(Code that draws figures)
(begin)

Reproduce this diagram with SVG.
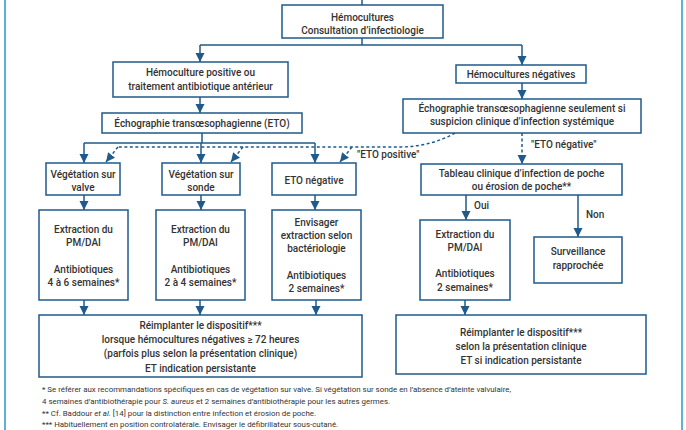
<svg xmlns="http://www.w3.org/2000/svg" width="686" height="430" viewBox="0 0 686 430">
<style>
.box{fill:#fff;stroke:#1f5a8a;stroke-width:1.5}
.t{font-family:Roboto,"Liberation Sans",sans-serif;font-size:10px;font-weight:500;fill:#333;text-anchor:middle}
.l{font-family:Roboto,"Liberation Sans",sans-serif;font-size:10px;font-weight:500;fill:#333}
.fn{font-family:Roboto,"Liberation Sans",sans-serif;font-size:7.9px;fill:#333}
.c{fill:none;stroke:#1f5a8a;stroke-width:1.5}
.d{fill:none;stroke:#1f5a8a;stroke-width:1.5;stroke-dasharray:3 2.5}
.frame{stroke:#5ab4cf;stroke-width:2}
</style>
<defs>
<marker id="ah" markerUnits="userSpaceOnUse" markerWidth="10" markerHeight="10" viewBox="0 0 10 10" refX="9" refY="5" orient="auto">
<path d="M0,0.5 L9,5 L0,9.5 Z" fill="#1f5a8a"/>
</marker>
</defs>
<rect width="686" height="430" fill="#fff"/>
<line class="frame" x1="5" y1="0" x2="5" y2="430"/>
<line class="frame" x1="682" y1="0" x2="682" y2="430"/>

<g id="connectors">
<line class="c" x1="362" y1="0" x2="362" y2="5"/>
<polyline class="c" points="362,38 362,45"/>
<polyline class="c" points="200,45 522,45"/>
<line class="c" x1="200" y1="45" x2="200" y2="62" marker-end="url(#ah)"/>
<line class="c" x1="522" y1="45" x2="522" y2="65" marker-end="url(#ah)"/>
<line class="c" x1="200" y1="97" x2="200" y2="113" marker-end="url(#ah)"/>
<line class="c" x1="522" y1="83" x2="522" y2="99" marker-end="url(#ah)"/>
<line class="c" x1="202" y1="133" x2="202" y2="143"/>
<polyline class="c" points="84,143 315,143"/>
<line class="c" x1="84" y1="143" x2="84" y2="163" marker-end="url(#ah)"/>
<line class="c" x1="201" y1="143" x2="201" y2="163" marker-end="url(#ah)"/>
<line class="c" x1="315" y1="143" x2="315" y2="163" marker-end="url(#ah)"/>
<path class="d" d="M455,133 Q432,146 402,147 L118,147"/>
<line class="d" x1="118" y1="147" x2="106" y2="162" marker-end="url(#ah)"/>
<line class="d" x1="243" y1="147" x2="231" y2="162" marker-end="url(#ah)"/>
<line class="d" x1="352" y1="147" x2="340" y2="162" marker-end="url(#ah)"/>
<line class="d" x1="522" y1="133" x2="522" y2="164" marker-end="url(#ah)"/>
<line class="c" x1="84" y1="195" x2="84" y2="210" marker-end="url(#ah)"/>
<line class="c" x1="201" y1="195" x2="201" y2="210" marker-end="url(#ah)"/>
<line class="c" x1="315" y1="195" x2="315" y2="210" marker-end="url(#ah)"/>
<line class="c" x1="466" y1="195" x2="466" y2="220" marker-end="url(#ah)"/>
<line class="c" x1="578" y1="195" x2="578" y2="237" marker-end="url(#ah)"/>
<line class="c" x1="84" y1="300" x2="84" y2="315" marker-end="url(#ah)"/>
<line class="c" x1="200" y1="300" x2="200" y2="315" marker-end="url(#ah)"/>
<line class="c" x1="316" y1="300" x2="316" y2="315" marker-end="url(#ah)"/>
<line class="c" x1="465" y1="300" x2="465" y2="315" marker-end="url(#ah)"/>
<text class="l" x="357" y="158">"ETO positive"</text>
<text class="l" x="531" y="148">"ETO négative"</text>
<text class="l" x="474" y="209">Oui</text>
<text class="l" x="586" y="218">Non</text>
</g>

<g id="n-top">
<rect class="box" x="282" y="5" width="161" height="33"/>
<text class="t" x="362.5" y="20.5">Hémocultures</text>
<text class="t" x="362.5" y="33.5">Consultation d’infectiologie</text>
</g>
<g id="n-pos">
<rect class="box" x="113" y="62" width="175" height="35"/>
<text class="t" x="200.5" y="75.5">Hémoculture positive ou</text>
<text class="t" x="200.5" y="89.5">traitement antibiotique antérieur</text>
</g>
<g id="n-neg">
<rect class="box" x="456" y="65" width="130" height="18"/>
<text class="t" x="521" y="77.5">Hémocultures négatives</text>
</g>
<g id="n-eto">
<rect class="box" x="102" y="113" width="200" height="20"/>
<text class="t" x="202" y="126.5">Échographie transœsophagienne (ETO)</text>
</g>
<g id="n-eto2">
<rect class="box" x="403" y="99" width="238" height="34"/>
<text class="t" x="522" y="112">Échographie transœsophagienne seulement si</text>
<text class="t" x="522" y="125">suspicion clinique d’infection systémique</text>
</g>
<g id="n-valve">
<rect class="box" x="46" y="163" width="74" height="32"/>
<text class="t" x="83" y="177.5">Végétation sur</text>
<text class="t" x="83" y="190.5">valve</text>
</g>
<g id="n-sonde">
<rect class="box" x="162" y="163" width="78" height="32"/>
<text class="t" x="201" y="177.5">Végétation sur</text>
<text class="t" x="201" y="190.5">sonde</text>
</g>
<g id="n-etoneg">
<rect class="box" x="272" y="163" width="84" height="32"/>
<text class="t" x="314" y="183.5">ETO négative</text>
</g>
<g id="n-tableau">
<rect class="box" x="421" y="164" width="201" height="31"/>
<text class="t" x="521.5" y="177">Tableau clinique d’infection de poche</text>
<text class="t" x="521.5" y="190">ou érosion de poche**</text>
</g>
<g id="n-a">
<rect class="box" x="39" y="210" width="89" height="90"/>
<text class="t" x="83.5" y="233">Extraction du</text>
<text class="t" x="83.5" y="246">PM/DAI</text>
<text class="t" x="83.5" y="272.5">Antibiotiques</text>
<text class="t" x="83.5" y="286">4 à 6 semaines*</text>
</g>
<g id="n-b">
<rect class="box" x="156" y="210" width="89" height="90"/>
<text class="t" x="200.5" y="233">Extraction du</text>
<text class="t" x="200.5" y="246">PM/DAI</text>
<text class="t" x="200.5" y="272.5">Antibiotiques</text>
<text class="t" x="200.5" y="286">2 à 4 semaines*</text>
</g>
<g id="n-c">
<rect class="box" x="272" y="210" width="89" height="90"/>
<text class="t" x="316.5" y="226">Envisager</text>
<text class="t" x="316.5" y="239">extraction selon</text>
<text class="t" x="316.5" y="252">bactériologie</text>
<text class="t" x="316.5" y="278.5">Antibiotiques</text>
<text class="t" x="316.5" y="292">2 semaines*</text>
</g>
<g id="n-d">
<rect class="box" x="420" y="220" width="90" height="80"/>
<text class="t" x="465" y="238">Extraction du</text>
<text class="t" x="465" y="251">PM/DAI</text>
<text class="t" x="465" y="277">Antibiotiques</text>
<text class="t" x="465" y="291">2 semaines*</text>
</g>
<g id="n-e">
<rect class="box" x="534" y="237" width="88" height="46"/>
<text class="t" x="578" y="255">Surveillance</text>
<text class="t" x="578" y="269">rapprochée</text>
</g>
<g id="n-reimp1">
<rect class="box" x="39" y="315" width="323" height="62"/>
<text class="t" x="200.5" y="329">Réimplanter le dispositif***</text>
<text class="t" x="200.5" y="343">lorsque hémocultures négatives ≥ 72 heures</text>
<text class="t" x="200.5" y="357">(parfois plus selon la présentation clinique)</text>
<text class="t" x="200.5" y="371.5">ET indication persistante</text>
</g>
<g id="n-reimp2">
<rect class="box" x="396" y="315" width="250" height="59"/>
<text class="t" x="521" y="336">Réimplanter le dispositif***</text>
<text class="t" x="521" y="350">selon la présentation clinique</text>
<text class="t" x="521" y="364">ET si indication persistante</text>
</g>

<g id="footnotes">
<text class="fn" x="42" y="392">* Se référer aux recommandations spécifiques en cas de végétation sur valve. Si végétation sur sonde en l’absence d’ateinte valvulaire,</text>
<text class="fn" x="42" y="404">4 semaines d’antibiothérapie pour <tspan font-style="italic">S. aureus</tspan> et 2 semaines d’antibiothérapie pour les autres germes.</text>
<text class="fn" x="42" y="416">** Cf. Baddour <tspan font-style="italic">et al.</tspan> [14] pour la distinction entre infection et érosion de poche.</text>
<text class="fn" x="42" y="427">*** Habituellement en position controlatérale. Envisager le défibrillateur sous-cutané.</text>
</g>
</svg>
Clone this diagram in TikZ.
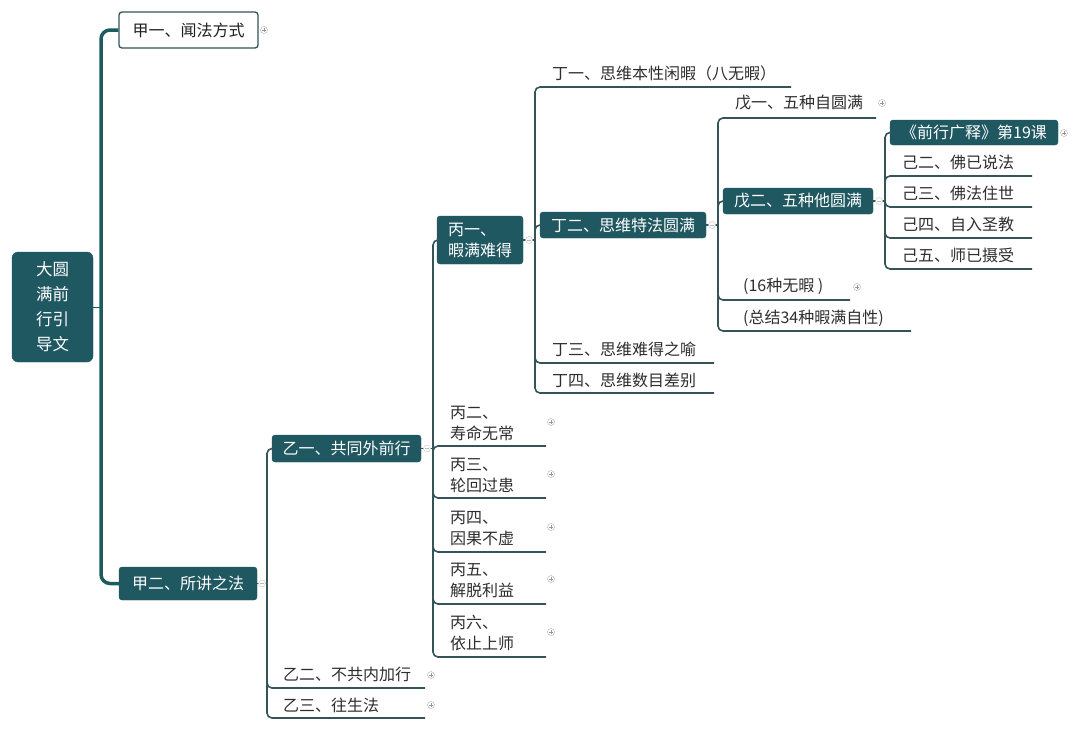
\documentclass[tikz,border=0pt]{standalone}
\usepackage{fontspec}
\setmainfont{Noto Sans CJK SC}
\definecolor{teal1}{RGB}{31,88,97}
\definecolor{ln}{RGB}{52,84,89}
\definecolor{trunkc}{RGB}{28,92,94}
\begin{document}
\begin{tikzpicture}[x=1pt,y=-1pt,
  txt/.style={font=\fontsize{16}{21}\selectfont},
  box/.style={txt, draw=teal1, fill=teal1, rounded corners=3pt, text=white, inner sep=0pt},
  wbox/.style={txt, draw=ln, fill=white, line width=1.3pt, rounded corners=3pt, text=black!88, inner sep=0pt},
  leaf/.style={txt, anchor=west, inner sep=0pt, text=black!82, align=left},
  con/.style={draw=ln, line width=1.6pt, rounded corners=5pt},
  trunkline/.style={draw=trunkc, line width=3.5pt, rounded corners=9pt},
  plus/.style={circle, draw=gray!65, line width=0.4pt, fill=white, minimum size=7pt, inner sep=0pt,
    path picture={\draw[gray!80, line width=0.5pt] (path picture bounding box.center) ++(-2pt,0) -- ++(4pt,0)
      (path picture bounding box.center) ++(0,-2pt) -- ++(0,4pt);}},
  fold/.style={circle, draw=gray!45, line width=0.4pt, fill=white, minimum size=7pt, inner sep=0pt,
    path picture={\draw[gray!55, line width=0.5pt] (path picture bounding box.center) ++(-2pt,0) -- ++(4pt,0);}}
]
\useasboundingbox[fill=white] (0,0) rectangle (1080,732);

% nodes
\node[box, rounded corners=6pt, minimum width=81, minimum height=110, align=center, font=\fontsize{16.5}{25}\selectfont] (root) at (52.5,307) {大圆\\满前\\行引\\导文};
\node[wbox, minimum width=139, minimum height=36] (a1) at (188.5,30) {甲一、闻法方式};
\node[box, minimum width=138, minimum height=33] (a2) at (188,583.5) {甲二、所讲之法};

\node[box, minimum width=149, minimum height=27] (b1) at (346.5,448.5) {乙一、共同外前行};
\node[leaf] (b2) at (283,674) {乙二、不共内加行};
\node[leaf] (b3) at (283,705) {乙三、往生法};

\node[box, minimum width=86, minimum height=48, align=left] (c1) at (480,240) {丙一、\\暇满难得};
\node[leaf] (c2) at (450,423) {丙二、\\寿命无常};
\node[leaf] (c3) at (450,475) {丙三、\\轮回过患};
\node[leaf] (c4) at (450,528) {丙四、\\因果不虚};
\node[leaf] (c5) at (450,580) {丙五、\\解脱利益};
\node[leaf] (c6) at (450,633) {丙六、\\依止上师};

\node[leaf] (d1) at (552,73) {丁一、思维本性闲暇（八无暇）};
\node[box, minimum width=166, minimum height=26] (d2) at (623,225) {丁二、思维特法圆满};
\node[leaf] (d3) at (552,349) {丁三、思维难得之喻};
\node[leaf] (d4) at (552,380) {丁四、思维数目差别};

\node[leaf] (e1) at (735,103) {戊一、五种自圆满};
\node[box, minimum width=150, minimum height=26] (e2) at (798,201) {戊二、五种他圆满};
\node[leaf] (e3) at (743,286) {(16种无暇 )};
\node[leaf] (e4) at (743,318) {(总结34种暇满自性)};

\node[box, minimum width=168, minimum height=25] (f1) at (974,132.5) {《前行广释》第19课};
\node[leaf] (f2) at (902,162) {己二、佛已说法};
\node[leaf] (f3) at (902,193) {己三、佛法住世};
\node[leaf] (f4) at (902,224) {己四、自入圣教};
\node[leaf] (f5) at (902,255) {己五、师已摄受};

% junctions and underline ends
\coordinate (jr) at (101,307);
\coordinate (ja) at (267,583.5);
\coordinate (jb) at (433,448.5);
\coordinate (jc) at (535,240);
\coordinate (jd) at (718,225);
\coordinate (je) at (885,201);

\coordinate (b2u) at (425,688);
\coordinate (b3u) at (425,718);
\coordinate (c2u) at (546,446);
\coordinate (c3u) at (546,498);
\coordinate (c4u) at (546,552);
\coordinate (c5u) at (546,604);
\coordinate (c6u) at (546,657);
\coordinate (d1u) at (791,87);
\coordinate (d3u) at (714,363);
\coordinate (d4u) at (714,393);
\coordinate (e1u) at (876,118);
\coordinate (e3u) at (850,300);
\coordinate (e4u) at (911,331);
\coordinate (f2u) at (1032,176);
\coordinate (f3u) at (1032,207);
\coordinate (f4u) at (1032,238);
\coordinate (f5u) at (1032,269);

% connectors
\draw[draw=trunkc, line width=1pt] (root.east) -- (jr);
\draw[trunkline] (jr) |- (a1.west);
\draw[trunkline] (jr) |- (a2.west);

\draw[con] (a2.east) -- (ja);
\draw[con] (ja) |- (b1.west);
\draw[con] (ja) |- (b2u);
\draw[con] (ja) |- (b3u);

\draw[con] (b1.east) -- (jb);
\draw[con] (jb) |- (c1.west);
\draw[con] (jb) |- (c2u);
\draw[con] (jb) |- (c3u);
\draw[con] (jb) |- (c4u);
\draw[con] (jb) |- (c5u);
\draw[con] (jb) |- (c6u);

\draw[con] (c1.east) -- (jc);
\draw[con] (jc) |- (d1u);
\draw[con] (jc) |- (d2.west);
\draw[con] (jc) |- (d3u);
\draw[con] (jc) |- (d4u);

\draw[con] (d2.east) -- (jd);
\draw[con] (jd) |- (e1u);
\draw[con] (jd) |- (e2.west);
\draw[con] (jd) |- (e3u);
\draw[con] (jd) |- (e4u);

\draw[con] (e2.east) -- (je);
\draw[con] (je) |- (f1.west);
\draw[con] (je) |- (f2u);
\draw[con] (je) |- (f3u);
\draw[con] (je) |- (f4u);
\draw[con] (je) |- (f5u);

% fold markers
\node[fold] (fa) at (262,583.5) {};
\node[fold] (fb) at (427,448.5) {};
\node[fold] (fc) at (529,240) {};
\node[fold] (fd) at (712,225) {};
\node[fold] (fe) at (879,201) {};

% plus markers
\node[plus] (pa1) at (264,30) {};
\node[plus] (pb2) at (431,675) {};
\node[plus] (pb3) at (431,705) {};
\node[plus] (pc2) at (551,422) {};
\node[plus] (pc3) at (551,474) {};
\node[plus] (pc4) at (551,527) {};
\node[plus] (pc5) at (551,579) {};
\node[plus] (pc6) at (551,632) {};
\node[plus] (pe1) at (882,103) {};
\node[plus] (pe3) at (857,287) {};
\node[plus] (pf1) at (1064,133) {};
\end{tikzpicture}
\end{document}
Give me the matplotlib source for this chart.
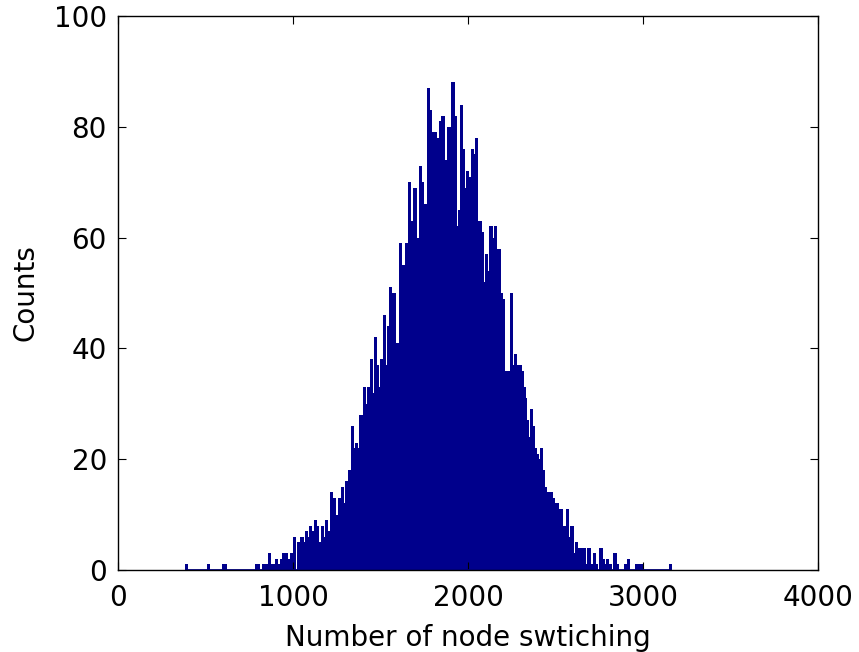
import numpy as np
import matplotlib
matplotlib.use("Agg")
import matplotlib.pyplot as plt

# histogram: bar centre (node switching) and count
switching = [389, 516, 602, 615, 790, 805, 832, 847, 865, 880, 893, 906, 920, 932, 945, 964, 977,
             991, 1010, 1029, 1040, 1051, 1063, 1075, 1088, 1100, 1112, 1126, 1140, 1151, 1166, 1178,
             1190, 1207, 1221, 1235, 1250, 1266, 1283, 1294, 1307, 1321,
             1340, 1352, 1364, 1375, 1388, 1398, 1408, 1418, 1430, 1440, 1449, 1459, 1470, 1482,
             1493, 1504, 1513, 1525, 1536, 1546, 1555, 1568, 1582, 1596, 1608,
             1616, 1629, 1639, 1648, 1656, 1664, 1676, 1684, 1697, 1708, 1716, 1728, 1739, 1749,
             1758, 1773, 1785, 1797, 1806, 1815, 1830,
             1845, 1857, 1870, 1878, 1891, 1903, 1914, 1930, 1940, 1952, 1964, 1975, 1987, 1998,
             2010, 2018, 2025, 2034, 2048, 2059,
             2072, 2082, 2095, 2105, 2116, 2131, 2141, 2156, 2170, 2181, 2192, 2204, 2215, 2227,
             2238, 2250, 2263, 2272, 2288,
             2301, 2310, 2320, 2329, 2341, 2352, 2364, 2375, 2387, 2398, 2409, 2421, 2432, 2444,
             2455, 2467, 2478, 2489, 2501, 2512, 2522,
             2531, 2541, 2550, 2559, 2568, 2581, 2594, 2608, 2619, 2630, 2640, 2648, 2655, 2665,
             2676, 2691, 2705, 2722, 2735, 2760, 2771, 2783, 2798, 2815, 2840, 2851,
             2899, 2916, 2962, 2977, 2994, 3156]
counts = [1, 1, 1, 1, 1, 1, 1, 1, 3, 1, 1, 2, 1, 2, 3, 3, 2,
          3, 6, 5, 4, 6, 5, 7, 6, 8, 7, 9, 8, 5, 8, 6,
          9, 7, 14, 13, 10, 13, 15, 12, 16, 18,
          26, 22, 23, 22, 28, 26, 33, 30, 33, 29, 38, 32, 42, 37,
          33, 38, 31, 46, 37, 44, 51, 50, 50, 41, 41,
          59, 55, 53, 59, 54, 70, 62, 63, 69, 57, 60, 73, 70, 65,
          66, 87, 83, 79, 61, 79, 78,
          81, 82, 74, 63, 80, 78, 88, 82, 62, 65, 84, 76, 69, 72,
          71, 68, 76, 75, 78, 63,
          63, 61, 52, 57, 54, 62, 60, 62, 58, 58, 50, 49, 36, 36,
          36, 50, 37, 39, 37,
          37, 36, 33, 31, 27, 24, 29, 26, 22, 21, 20, 22, 18, 15,
          14, 14, 14, 13, 12, 12, 11,
          11, 6, 8, 7, 11, 6, 8, 3, 5, 4, 3, 4, 3, 4,
          1, 4, 1, 3, 1, 4, 2, 1, 2, 1, 3, 1,
          1, 2, 1, 1, 1, 1]

plt.rcParams['font.family'] = 'DejaVu Sans'
plt.rcParams['font.size'] = 20

fig = plt.figure(figsize=(8.59, 6.52), dpi=100)
ax = fig.add_axes([0.1374, 0.1258, 0.8149, 0.8497])

bar_color = "#00008C"
ax.bar(switching, counts, width=18, color=bar_color, linewidth=0)
# zero bins show up as a line along the bottom
ax.hlines(0, min(switching), max(switching), color=bar_color, linewidth=2)

ax.set_xlim(0, 4000)
ax.set_ylim(0, 100)
ax.set_xticks(np.arange(0, 4001, 1000))
ax.set_yticks(np.arange(0, 101, 20))
ax.tick_params(direction='in', top=True, right=True, length=6, width=0.8)
ax.tick_params(axis='x', pad=10)
ax.tick_params(axis='y', pad=8)
for s in ax.spines.values():
    s.set_linewidth(1.0)

ax.set_xlabel("Number of node swtiching", labelpad=9)
ax.set_ylabel("Counts", labelpad=10)

fig.savefig("out.png", dpi=100)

(end)

Given exercise ▸
Quote the data above exactly from the line with "Give me the matplotlib source for this chart." to the line with "import matplotlib.pyplot as plt", both ends counted, and nothing else. Pictures don't go in.

The completed task ▸
Give me the matplotlib source for this chart.
import numpy as np
import matplotlib
matplotlib.use("Agg")
import matplotlib.pyplot as plt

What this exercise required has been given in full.